Changes for banks and insurers
The FCA wants banks and insurers to seek references from all previous employers in the last six years, irrespective of the type of firm or whether it is regulated. References from firms that do not perform financial services are important. The FCA notes the trouble that firms might have in obtaining references from these firms (and from overseas employers for that matter) but is still going to oblige hiring firms to “take reasonable steps” to obtain them. As this is problematic, the FCA is refusing to say what is ‘reasonable,’ being no doubt anxious to leave such judgements to the whims of its staff. A new piece of ‘guidance,’ 22.5.17 G, states that the FCA ‘expects’ firms to issue references within six weeks of being asked to do so – another probable bid for arbitrary leeway.
Contingent or contract workers
It is grammatically impossible to ‘pre-approve’ anything, but this does not stop the FCA from making rules about ‘pre-approved roles,’ a phrase that the paper does not define once. Whatever they are, the FCA wants firms to ask for references whenever it wants to hire people to perform them, and also to ask for references when it wants people to perform “significant harm functions.” This applies to “contingent or contract workers” (the FCA’s phrase for people who work for firms that do not employ them permanently) and volunteers.
People who change jobs without going to other firms or groups of firms
The new rules will allow firms in the same group not to ask for references from each other if those groups have centralised records or some alternative means of sharing relevant information as part of their assessment of candidates for “fitness and propriety” - something they are obliged to do by ss60A and 63F Financial Services and Markets Act. The recruiting firm in each group will have to obtain the necessary information to satisfy its obligations to ensure that each individual is fit and proper.
Timing during applications
Ideally, every hiring firm should obtain references before asking the FCA to approve a new appointment, but the regulator realises that this is sometimes not possible. With this in mind, it is going to allow them to obtain references no later than one month before the end of the application process. If a hiring firm has not obtained a reference before applying to the FCA and it asks for the information, the statutory clock for processing the application can be paused. Banks and insurers will have to state that references are in accordance with the regulators’ rules and, if not, will have to explain why. This appears to be another trap for the unwary.
Breach notification requirements
References will have to disclose breaches of “individual conduct requirements,” concentrating on disciplinary action. The individual conduct rules, to which this unexplained phrase presumably refers, are found in the COCON part of the rulebook and contain such vague statements as ‘you must act with integrity’ and ‘you must act with due skill, care and diligence.’ Section 64C FSMA defines disciplinary action as the issuance of a formal written warning, the suspension or dismissal of a person, and/or the reduction or recovery of part or all of his pay. Suspensions of employment imposed temporarily during internal investigations do not count; neither does the forfeiture of pay for anything that does not involve the breach of an individual conduct requirement.

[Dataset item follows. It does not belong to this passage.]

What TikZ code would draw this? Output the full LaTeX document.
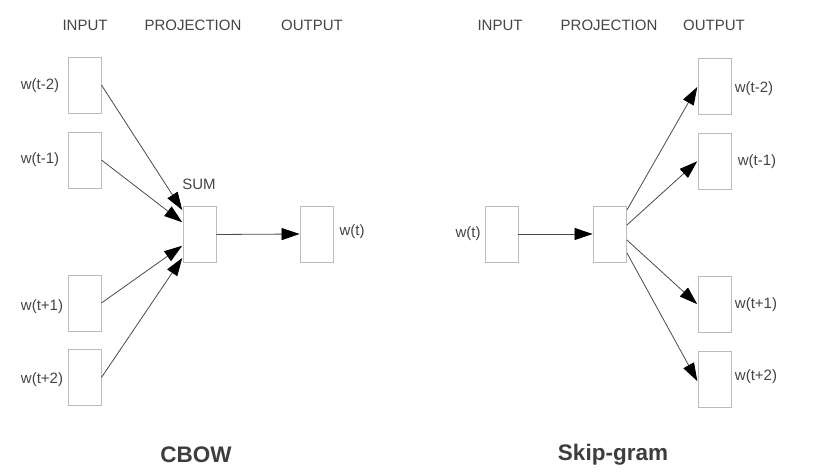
\documentclass[tikz,border=0pt]{standalone}
\usepackage{fontspec}
\setmainfont{Liberation Sans}
\usetikzlibrary{arrows.meta}
\definecolor{txt}{HTML}{444444}
\definecolor{boxc}{HTML}{BBBBBB}
\definecolor{linec}{HTML}{4A4A4A}
\tikzset{
  wbox/.style={draw=boxc, line width=0.9pt, minimum width=33pt, minimum height=56pt, inner sep=0pt, fill=white},
  lbl/.style={text=txt, inner sep=0pt, font=\fontsize{15}{18}\selectfont},
  ttl/.style={text=txt!90!black, inner sep=0pt, font=\fontsize{22.5}{26}\selectfont\bfseries},
  conn/.style={draw=linec, line width=0.8pt, -{Triangle[length=18pt,width=12pt,color=black,fill=black]}, shorten >=0.5pt}
}
\begin{document}
\begin{tikzpicture}[x=1pt,y=-1pt]
\useasboundingbox (0,0) rectangle (820,476);
% ---------- CBOW ----------
\node[lbl] (hin) at (85,25) {INPUT};
\node[lbl] (hproj) at (193,25) {PROJECTION};
\node[lbl] (hout) at (312,25) {OUTPUT};
\node[wbox] (in1) at (84.5,85) {};
\node[wbox] (in2) at (84.5,160) {};
\node[wbox] (in3) at (84.5,303) {};
\node[wbox] (in4) at (84.5,377.5) {};
\node[wbox] (sum) at (199.5,234.5) {};
\node[wbox] (out) at (317,234) {};
\node[lbl] (lsum) at (199,184) {SUM};
\node[lbl] (l1) at (40,86) {w(t-2)};
\node[lbl] (l2) at (40,160) {w(t-1)};
\node[lbl] (l3) at (42,307) {w(t+1)};
\node[lbl] (l4) at (42,380) {w(t+2)};
\node[lbl] (lo) at (352,232) {w(t)};
\draw[conn] (in1.east) -- ([yshift=24pt]sum.west);
\draw[conn] (in2.east) -- ([yshift=12pt]sum.west);
\draw[conn] (in3.east) -- ([yshift=-11pt]sum.west);
\draw[conn] (in4.east) -- ([yshift=-23pt]sum.west);
\draw[conn] (sum.east) -- (out.west);
\node[ttl] (cbow) at (196,455) {CBOW};
% ---------- Skip-gram ----------
\node[lbl] (rhin) at (500,25) {INPUT};
\node[lbl] (rhproj) at (609,25) {PROJECTION};
\node[lbl] (rhout) at (714,25) {OUTPUT};
\node[wbox] (rin) at (501.5,234) {};
\node[wbox] (proj) at (610,234) {};
\node[wbox] (o1) at (714.5,86.5) {};
\node[wbox] (o2) at (714.5,161) {};
\node[wbox] (o3) at (714.5,304.5) {};
\node[wbox] (o4) at (714.5,379.5) {};
\node[lbl] (rl) at (468,234) {w(t)};
\node[lbl] (r1) at (754,89) {w(t-2)};
\node[lbl] (r2) at (757,162) {w(t-1)};
\node[lbl] (r3) at (756,305) {w(t+1)};
\node[lbl] (r4) at (756,377) {w(t+2)};
\draw[conn] (rin.east) -- (proj.west);
\draw[conn] ([yshift=24pt]proj.east) -- (o1.west);
\draw[conn] ([yshift=9pt]proj.east) -- (o2.west);
\draw[conn] ([yshift=-6pt]proj.east) -- (o3.west);
\draw[conn] ([yshift=-19pt]proj.east) -- ([yshift=-2pt]o4.west);
\node[ttl] (skip) at (613,455) {Skip-gram};
\end{tikzpicture}
\end{document}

Because of the deletion of s64(B)(5) FSMA, banks and insurers will only have to disclose breaches of individual conduct requirements in the ‘mandatory information’ section of the standard template if they culminate in disciplinary action.
A reference should provide a factual description of every breach (including the date on which it occurred) and its outcome. There is no ‘safe harbour’ that allows firms to keep commercially sensitive information out of such descriptions, but the FCA is open to requests for waivers.
There is to be a standard template for regulatory references. Firms will be allowed to change the format of the template as long as it does not affect what they have to disclose in accordance with the rules, and may add information about mitigating circumstances (or other qualifying information) if they choose to. The paper also states that the FCA is not requiring anyone “to provide details of an employee’s responsibilities in addition to their role.”
Changes for all firms
Some firms are already obliged to provide all information relevant to their employees’ fitness and propriety. The new rules will, when they come into force, limit the requirement to disclose ‘all relevant information’ to the same time limit as required for the mandatory disclosures, i.e. six years from the date of each request for a reference. The regulator is refusing to explain what ‘all relevant information’ means, stating helpfully: “firms will need to apply judgement on a case-by-case basis.” It does, however, state that firms will “need to consider” the law that applies to spent convictions.
The new rules also say that firms will have to keep disclosing serious misconduct even after the normal six-year time-limit for such disclosures is up. The meaning of the word ‘serious’ remains mysterious. The upshot of this rule, however, will be to oblige every firm that receives a request for a regulatory reference to go back farther than six years in every case to see if anything serious occurred, and then to divulge it in the reference.